Other commodities have risen as dramatically, but over condensed time frames. For example, agricultural fertilizers have spiked in the last couple of years. As late as 2003, potash (an agricultural fertilizer) was selling for about $80/tonne. Potash now trades for over $350/tonne. Agricultural commodities producers Mosaic and Potash of Saskatchewan now support combined market capitalizations of over $125 billion. Each of these stocks has increased over 4.5X during the last year and one-half.
The typical economic cycle of commodities is a boom/bust cycle that repeats itself over and over again. As demand rises, producers benefit from increased pricing and are initially cautious about increasing their production or exploration of the commodity in question. Producers have also been disciplined by periods during which they increased production only to see prices and profits fall dramatically. However, once prices rise for a sustained period of time, producers begin to ramp-up production. In many cases, it takes time for that production to come on line and introduce increased supplies into the market. During this phase, prices rise very quickly as demand and speculation fuel higher prices. Eventually, the producers work overtime to increase supplies since they believe high prices will persist. By the time this happens, consumers have changed their behavior to conserve and substitute away from the scarce commodity. This change in combination with increased production causes supplies to skyrocket in the face of decreasing demand. Prices then fall dramatically.

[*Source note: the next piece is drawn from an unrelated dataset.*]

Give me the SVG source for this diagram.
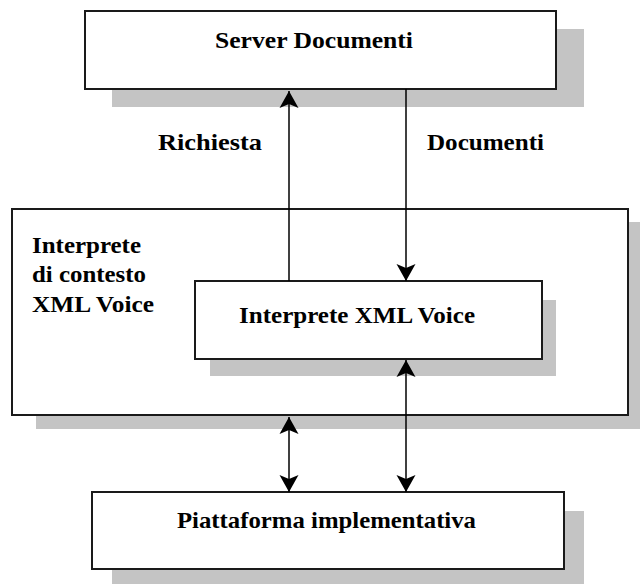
<svg xmlns="http://www.w3.org/2000/svg" width="640" height="584" viewBox="0 0 640 584">
  <style>
    .shadow { fill: #c4c4c4; }
    .box { fill: #ffffff; stroke: #1a1a1a; stroke-width: 2; }
    .label { font-family: "Liberation Serif", "Times New Roman", serif; font-weight: bold; font-size: 24px; fill: #000000; }
    .wire { stroke: #000000; stroke-width: 1.5; fill: none; }
  </style>
  <defs>
    <marker id="arrow" viewBox="0 0 18 20" refX="17" refY="10" markerWidth="18" markerHeight="20" markerUnits="userSpaceOnUse" orient="auto-start-reverse">
      <path d="M17,10 L0,0.5 L4,10 L0,19.5 Z" fill="#000000"/>
    </marker>
  </defs>

  <rect width="640" height="584" fill="#ffffff"/>

  <!-- document server -->
  <g id="server">
    <rect class="shadow" x="112" y="29" width="472" height="78"/>
    <rect class="box" x="85" y="11" width="471" height="78"/>
    <text class="label" x="215" y="48" textLength="198" lengthAdjust="spacingAndGlyphs">Server Documenti</text>
  </g>

  <!-- context interpreter (outer) -->
  <g id="context">
    <rect class="shadow" x="36" y="222" width="616" height="207"/>
    <rect class="box" x="12" y="209" width="616" height="206"/>
    <text class="label" x="32" y="253" textLength="109" lengthAdjust="spacingAndGlyphs">Interprete</text>
    <text class="label" x="32" y="282" textLength="114" lengthAdjust="spacingAndGlyphs">di contesto</text>
    <text class="label" x="32" y="312" textLength="122" lengthAdjust="spacingAndGlyphs">XML Voice</text>
  </g>

  <!-- XML Voice interpreter (inner) -->
  <g id="interpreter">
    <rect class="shadow" x="210" y="300" width="346" height="76"/>
    <rect class="box" x="195" y="281" width="347" height="78"/>
    <text class="label" x="239" y="323" textLength="236" lengthAdjust="spacingAndGlyphs">Interprete XML Voice</text>
  </g>

  <!-- implementation platform -->
  <g id="platform">
    <rect class="shadow" x="112" y="511" width="472" height="76"/>
    <rect class="box" x="92" y="492" width="472" height="77"/>
    <text class="label" x="177" y="528" textLength="299" lengthAdjust="spacingAndGlyphs">Piattaforma implementativa</text>
  </g>

  <!-- edge labels -->
  <g id="edge-labels">
    <text class="label" x="158" y="150" textLength="104" lengthAdjust="spacingAndGlyphs">Richiesta</text>
    <text class="label" x="427" y="150" textLength="117" lengthAdjust="spacingAndGlyphs">Documenti</text>
  </g>

  <!-- connectors -->
  <g id="connectors">
    <line class="wire" x1="289" y1="281" x2="289" y2="91" marker-end="url(#arrow)"/>
    <line class="wire" x1="406" y1="89" x2="406" y2="281" marker-end="url(#arrow)"/>
    <line class="wire" x1="289" y1="417" x2="289" y2="492" marker-start="url(#arrow)" marker-end="url(#arrow)"/>
    <line class="wire" x1="406" y1="360" x2="406" y2="492" marker-start="url(#arrow)" marker-end="url(#arrow)"/>
  </g>
</svg>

Of the agricultural fertilizer companies mentioned above, the two largest producers are now ramping up production and investing vast sums in exploration and production. A third company, Intrepid Potash, went public within the last year and is aggressively spending $125 million+ in capital projects with newly raised funds from its public offering. Assuredly, prices will fall for fertilizer, oil and every other “can’t miss” commodity as new supplies become available.